Following lesson 7, I trained a U-net that I want to deploy on google’s cloud functions for users to upload their photos and run.
I want to minimise compute and memory and need some advice.
Currently every time a user calls the function, a data loader is created. The architecture is downloaded and then the unet_learner is created using the data and architecture.
learn = unet_learner(data, arch, loss_func=F.l1_loss, blur=True, norm_type=NormType.Weight)
only after all that my saved model weights are loaded and then I can run my inference.
I’m using a serverless product so I’m unable to save anything between user calls. Obviously this is very expensive in storage and time consuming to run. My saved model weights itself are around 500 mb <- is this normal?
Ideally I’d want to be able to save the entire model with architecture and weights so that I can run the model as a single call on single image input. Are there any guides for doing this? Or suggestions for how it could be done?
I’m also trying to minimise the script’s dependencies but haven’t found a good way to do that since the environment has to be created every call as well.
Perhaps a server would be beneficial for my project but would still like to know about making a more compact production build.
If you want to deploy a fastai model with minimal dependencies, I would suggest moving everything completely to PyTorch.
Also, saving the model with
learn.save saves additional optimizer information so either pass in the argument
with_opt=False or save using PyTorch (
The main issue is that you would have to reverse engineer the model definition that you are using for
unet_learner. You might have to replicate some of the DynamicUnet fastai code in your codebase.
With the plain PyTorch model, then the last question is how the image is loaded and passed to the model. Just make sure to check the fastai transforms and implement things like Normalization or whatever other steps happen to convert the image into a tensor to pass into the model.
The last thing to note is that in your environment make sure to only install CPU version of PyTorch. That also saves a lot of time and space during deployment.
Of course, there is a lot of hassle involved here, but if you really need the most minimal dependencies this may be the easiest approach.

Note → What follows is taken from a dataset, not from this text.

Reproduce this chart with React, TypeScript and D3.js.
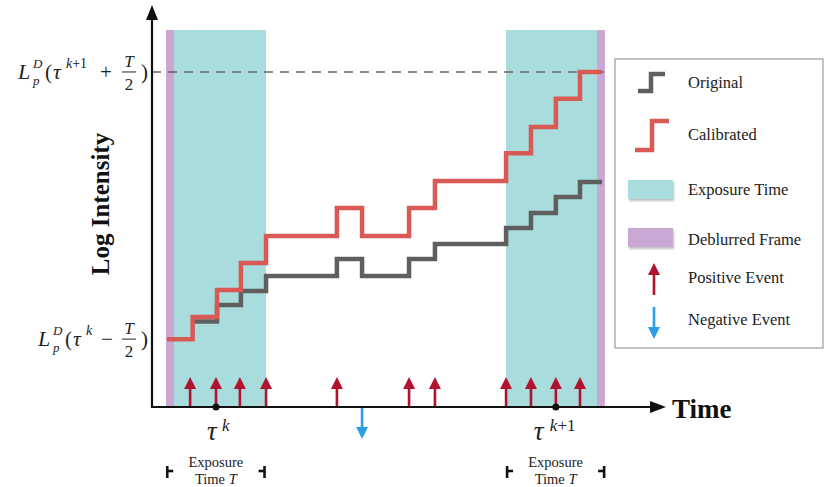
import React from "react";
import * as d3 from "d3";

// ---- data (time in arbitrary units, log intensity in arbitrary units) ----
const calibratedTimes = [0.59, 1.6, 2.56, 3.5, 4.49, 7.28, 8.27, 10.12, 11.14, 13.94, 14.92, 15.9, 16.85, 17.72];
const calibratedValues = [2.7, 3.58, 4.66, 5.73, 6.8, 7.92, 6.8, 7.92, 8.99, 10.1, 11.14, 12.26, 13.33, 13.33];
const originalTimes = [1.6, 2.56, 3.5, 4.49, 7.28, 8.27, 10.12, 11.14, 13.94, 14.92, 15.9, 16.85, 17.72];
const originalValues = [3.4, 4.06, 4.62, 5.21, 5.89, 5.21, 5.89, 6.49, 7.12, 7.72, 8.36, 8.95, 8.95];
const positiveEvents = [1.5, 2.52, 3.46, 4.49, 7.28, 10.12, 11.14, 13.94, 14.92, 15.9, 16.85];
const negativeEvents = [8.27];
const exposureWindows: [number, number][] = [[0.87, 4.49], [13.94, 17.52]];
const deblurredWindows: [number, number][] = [[0.55, 0.87], [17.52, 17.83]];
const frameTimes = [2.52, 15.9];
const bracketWindows: [number, number][] = [[0.6, 4.43], [13.98, 17.8]];
const targetLevel = 13.33;
const legendItems = ["Original", "Calibrated", "Exposure Time", "Deblurred Frame", "Positive Event", "Negative Event"];

const W = 831, H = 487;
const CYAN = "#a9dcdd", PURPLE = "#c9a8d4", RED = "#d95a55", GRAY = "#5f5f5f";
const POS = "#b0122f", NEG = "#2b9fe6";
const SERIF = "'Liberation Serif', 'Times New Roman', 'DejaVu Serif', serif";

const x = d3.scaleLinear().domain([0, 20]).range([152, 660]);
const y = d3.scaleLinear().domain([0, 15]).range([407, 30]);

const stepLine = d3.line<[number, number]>().x(d => x(d[0])).y(d => y(d[1])).curve(d3.curveStepAfter);

function MathTop({ x0, yc }: { x0: number; yc: number }) {
  return (
    <g transform={`translate(${x0},${yc})`} fontFamily={SERIF} fill="#222">
      <text x={0} y={7} fontSize={22} fontStyle="italic">L</text>
      <text x={15} y={-4} fontSize={13} fontStyle="italic">D</text>
      <text x={15} y={13} fontSize={13} fontStyle="italic">p</text>
      <text x={27} y={7} fontSize={21}>(</text>
      <text x={35} y={7} fontSize={22} fontStyle="italic">τ</text>
      <text x={48} y={-4} fontSize={14}><tspan fontStyle="italic">k</tspan>+1</text>
      <text x={82} y={7} fontSize={21}>+</text>
      <text x={111} y={-5} fontSize={17} fontStyle="italic" textAnchor="middle">T</text>
      <line x1={104} x2={118} y1={0} y2={0} stroke="#222" strokeWidth={1} />
      <text x={111} y={18} fontSize={17} textAnchor="middle">2</text>
      <text x={123} y={7} fontSize={21}>)</text>
    </g>
  );
}

function MathBottom({ x0, yc }: { x0: number; yc: number }) {
  return (
    <g transform={`translate(${x0},${yc})`} fontFamily={SERIF} fill="#222">
      <text x={0} y={7} fontSize={22} fontStyle="italic">L</text>
      <text x={15} y={-4} fontSize={13} fontStyle="italic">D</text>
      <text x={15} y={13} fontSize={13} fontStyle="italic">p</text>
      <text x={27} y={7} fontSize={21}>(</text>
      <text x={35} y={7} fontSize={22} fontStyle="italic">τ</text>
      <text x={48} y={-4} fontSize={14} fontStyle="italic">k</text>
      <text x={63} y={7} fontSize={21}>−</text>
      <text x={91} y={-5} fontSize={17} fontStyle="italic" textAnchor="middle">T</text>
      <line x1={84} x2={98} y1={0} y2={0} stroke="#222" strokeWidth={1} />
      <text x={91} y={18} fontSize={17} textAnchor="middle">2</text>
      <text x={103} y={7} fontSize={21}>)</text>
    </g>
  );
}

function UpArrow({ cx, base, tip, color, w = 2.6, hw = 6, hl = 12 }: any) {
  return (
    <g>
      <line x1={cx} x2={cx} y1={base} y2={tip + hl - 1} stroke={color} strokeWidth={w} />
      <path d={`M${cx},${tip} L${cx - hw},${tip + hl} L${cx + hw},${tip + hl} Z`} fill={color} />
    </g>
  );
}
function DownArrow({ cx, base, tip, color, w = 2.6, hw = 6, hl = 12 }: any) {
  return (
    <g>
      <line x1={cx} x2={cx} y1={base} y2={tip - hl + 1} stroke={color} strokeWidth={w} />
      <path d={`M${cx},${tip} L${cx - hw},${tip - hl} L${cx + hw},${tip - hl} Z`} fill={color} />
    </g>
  );
}

export default function App() {
  const calData = calibratedTimes.map((t, i) => [t, calibratedValues[i]] as [number, number]);
  const origData = originalTimes.map((t, i) => [t, originalValues[i]] as [number, number]);
  const y0 = y(0);
  const top = y(15);
  const lx = 615, ly = 59;
  return (
    <svg width={W} height={H} style={{ position: "absolute", left: 0, top: 0, background: "#fff" }} fontFamily={SERIF}>
      <defs>
        <filter id="sh" x="-20%" y="-20%" width="150%" height="160%">
          <feDropShadow dx="1" dy="2" stdDeviation="1" floodColor="#000" floodOpacity="0.25" />
        </filter>
      </defs>
      {exposureWindows.map(([a, b], i) => (
        <rect key={"e" + i} x={x(a)} y={top} width={x(b) - x(a)} height={y0 - top} fill={CYAN} />
      ))}
      {deblurredWindows.map(([a, b], i) => (
        <rect key={"d" + i} x={x(a)} y={top} width={x(b) - x(a)} height={y0 - top} fill={PURPLE} />
      ))}
      <line x1={x(0)} x2={x(17.8)} y1={y(targetLevel)} y2={y(targetLevel)} stroke="#666" strokeWidth={1.6} strokeDasharray="9,7" />
      <path d={stepLine(origData) || ""} fill="none" stroke={GRAY} strokeWidth={4.5} />
      <path d={stepLine(calData) || ""} fill="none" stroke={RED} strokeWidth={4.5} />
      {positiveEvents.map((t, i) => (
        <UpArrow key={"p" + i} cx={x(t)} base={y0} tip={377} color={POS} />
      ))}
      {negativeEvents.map((t, i) => (
        <DownArrow key={"n" + i} cx={x(t)} base={y0} tip={439} color={NEG} />
      ))}
      <line x1={x(0)} x2={x(0)} y1={y0 + 1} y2={18} stroke="#111" strokeWidth={2.2} />
      <path d={`M${x(0)},5 L${x(0) - 6},20 L${x(0) + 6},20 Z`} fill="#111" />
      <line x1={x(0) - 1} x2={652} y1={y0} y2={y0} stroke="#111" strokeWidth={2.2} />
      <path d={`M666,${y0} L650,${y0 - 6} L650,${y0 + 6} Z`} fill="#111" />
      <text x={672} y={418} fontSize={27} fontWeight="bold" fill="#111">Time</text>
      <text transform={`translate(109,204) rotate(-90)`} textAnchor="middle" fontSize={25} fontWeight="bold" fill="#111">Log Intensity</text>
      <MathTop x0={18} yc={y(targetLevel)} />
      <MathBottom x0={38} yc={y(calibratedValues[0])} />
      {frameTimes.map((t, i) => (
        <g key={"f" + i}>
          <circle cx={x(t)} cy={y0} r={3.5} fill="#111" />
          <text x={x(t) - (i === 0 ? 9 : 22)} y={440} fontSize={27} fontStyle="italic" fill="#222">τ</text>
          <text x={x(t) + (i === 0 ? 6 : -6)} y={431} fontSize={17} fill="#222">
            <tspan fontStyle="italic">k</tspan>{i === 1 ? "+1" : ""}
          </text>
        </g>
      ))}
      {bracketWindows.map(([a, b], i) => {
        const xa = x(a), xb = x(b), cx = (xa + xb) / 2;
        return (
          <g key={"b" + i} fill="#222">
            <line x1={xa} x2={xa} y1={466} y2={478} stroke="#111" strokeWidth={2.6} />
            <line x1={xa} x2={xa + 6} y1={471} y2={471} stroke="#111" strokeWidth={2.6} />
            <line x1={xb} x2={xb} y1={466} y2={478} stroke="#111" strokeWidth={2.6} />
            <line x1={xb - 6} x2={xb} y1={471} y2={471} stroke="#111" strokeWidth={2.6} />
            <text x={cx} y={467} fontSize={14.5} textAnchor="middle">Exposure</text>
            <text x={cx} y={484} fontSize={14.5} textAnchor="middle">Time <tspan fontStyle="italic">T</tspan></text>
          </g>
        );
      })}
      <g>
        <rect x={lx} y={ly} width={208} height={289} fill="#fff" stroke="#999" strokeWidth={1.2} />
        <path d={`M638,91 L651,91 L651,74 L665,74`} fill="none" stroke={GRAY} strokeWidth={4.5} />
        <path d={`M635,150 L652,150 L652,121 L669,121`} fill="none" stroke={RED} strokeWidth={4.5} />
        <rect x={628} y={180} width={45} height={19} fill={CYAN} filter="url(#sh)" />
        <rect x={628} y={228} width={45} height={19} fill={PURPLE} filter="url(#sh)" />
        <UpArrow cx={654} base={295} tip={263} color={POS} />
        <DownArrow cx={654} base={307} tip={339} color={NEG} />
        {legendItems.map((s, i) => (
          <text key={s} x={688} y={[88, 140, 195, 245, 283, 325][i]} fontSize={16.5} fill="#222">{s}</text>
        ))}
      </g>
    </svg>
  );
}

Thanks for the reply, the advice for installing a CPU version is great since Cloud Functions also only provides CPU and throws errors if you install CUDA verisons. I did a lot more reading and found a comment from Jeremy that said that the fastai dependency shouldn’t be more than a few mbs once you remove spacey (~1gb) which is only used for fastai’s text module. So I think I will get away with sticking to fast ai although I might attempt to follow your advice to try to implement a minimal pytorch only version if my application needs to scale. For anyone reading, the fastai installation page https://fastai1.fast.ai/install.html details how to install only the core and vision module required for my application (saving on the text dependencies). I couldn’t find a way to do the custom install via pip so will probably zip and upload the file directly to cloud functions. Also to save on loading the model and weights, I am now using learn.export() which exports the model + weights, and can then be loaded directly using load_learner(). Make sure when you export you don’t do any transforms as I believe the transforms applied to your validation set is applied to images that you infer when you use load_learner.